Prates was officially fired during a board meeting, and Sergio Caetano Leite was also fired as chief financial officer of the business. Petrobras is nominating Magda Chambriard, formerly Brazil’s oil and gas regulator, to succeed Prates. Clarice Coppetti will serve as a temporary chief executive officer. She is currently the executive director of corporate affairs.

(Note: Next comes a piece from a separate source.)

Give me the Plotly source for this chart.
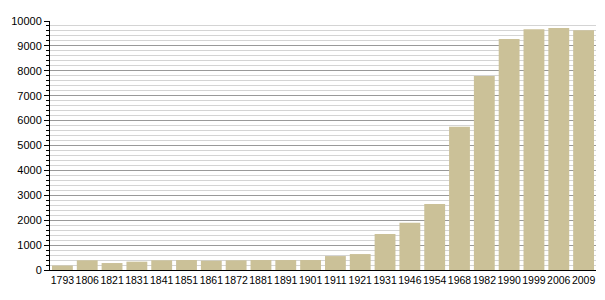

The announced dividend distribution for Petrobras was smaller than anticipated, disappointing investors and leading to a broad crash across Brazilian assets on March 8. The preferred shares of the company fell as high as 8.3% in Sao Paulo, which was the worst intraday slide since then. The termination may heighten fears that the governing Workers’ Party is putting more pressure on Petrobras to prioritize the needs of Brazilian industry and job creation above those of its shareholders. Some investors were taken aback by the dividend drama, seeing it as an indication of increasing political meddling in the leading oil-producing country in Latin America.
While Prates was at the helm, Petrobras reversed course, investing billions in energy transition initiatives, protecting customers from wild swings in global oil prices, and freezing asset sales. The corporation has just increased its spending forecast for the next five years to $102 billion, its most extensive expenditure plan since 2015.
At the end of Tuesday, the Energy Ministry notified Petrobras that it would recommend Chambriard to succeed Prates. The engineer began her professional journey in 1980 with Petrobras and remained there for 22 years before transferring to ANP, the Brazilian oil regulator. Former Brazilian president Dilma Rousseff named her director of the agency in 2012, and she remained in that role until 2016.
The removal of Prates signifies a decline in Petrobras’s leadership, and Chambriard’s task will not be simple.
Citigroup said in a memo that Chambriard arrives under pressure to fulfill the investment plan and accelerate Petrobras’s capex expansion, which may lead to reduced dividend payments.